# mist king vs. exo terra monsoon



## crestedgecko (Nov 19, 2010)

I have heard so mant good things about the mist king, i was wondering which was better, the mist king or monsoon?


----------



## D3monic (Feb 8, 2010)

Monsoon is fresh on the market. I don't think anyone here has any hands on experiance with it yet. I really like my mistking system.


----------



## Okapi (Oct 12, 2007)

Read through this thread:
http://www.dendroboard.com/forum/parts-construction/59772-new-misting-option-exo-terra-monsoon.html

Summary:
Its just another over priced piece of c*** for pet stores to sell to people who dont know any better.
Mist King is way better.


----------



## crestedgecko (Nov 19, 2010)

thanks do you know a good place in canada to get the mistking?


----------



## D3monic (Feb 8, 2010)

Is based in canada MistKing Misting Systems by Jungle Hobbies Ltd


----------



## crestedgecko (Nov 19, 2010)

I was also wondering what is so good about the mistking?


----------



## Pumilo (Sep 4, 2010)

I used to own a rainmaker and now I have the mistking. The rainmaker is an excellent system for putting on your shelf to gather dust!! You simply cannot go wrong with a Mistking. If you get the exoterra, what will you do should you ever decide to expand? Throw it away and start over...with a Mistking!
Doug


----------



## Eric Walker (Aug 22, 2009)

the nozzles are incredable. complete plug and play and versitile. you can add as many as you want in seconds. 
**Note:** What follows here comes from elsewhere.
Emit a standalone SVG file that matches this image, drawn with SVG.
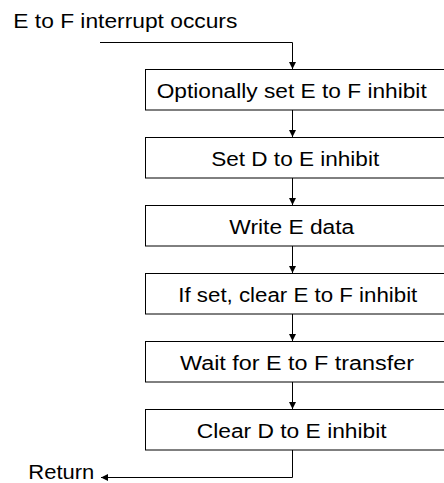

you wont be disapointed. he also stands by his systems 100% 

my stuff normally make it here to Minnesota in about 5 days with the cheapest shipping option. I think thats awsome comeing from canada


----------



## crestedgecko (Nov 19, 2010)

Thanks for the good info I'll see if I can get my hands on a mistking


----------



## Okapi (Oct 12, 2007)

crestedgecko said:


> I was also wondering what is so good about the mistking?


The pump alone is worth the price. Marty is always helpful and makes sure that his customer is happy with their mistking. The system is expandable if you add more tanks to your collection. The timer that comes with the mistking is very good. The system mist heads that he sells dont drip for an hour after the mist pump stops. The pump is quiet if used properly. The system produces a very fine mist, not large droplets of water.


----------



## Eric Walker (Aug 22, 2009)

Okapi said:


> The pump is quiet if used properly. The system produces a very fine mist, not large droplets of water.



and zip the mist lines to something, they can make some noise if not secured. I agree, the mist itself is top notch as well.


----------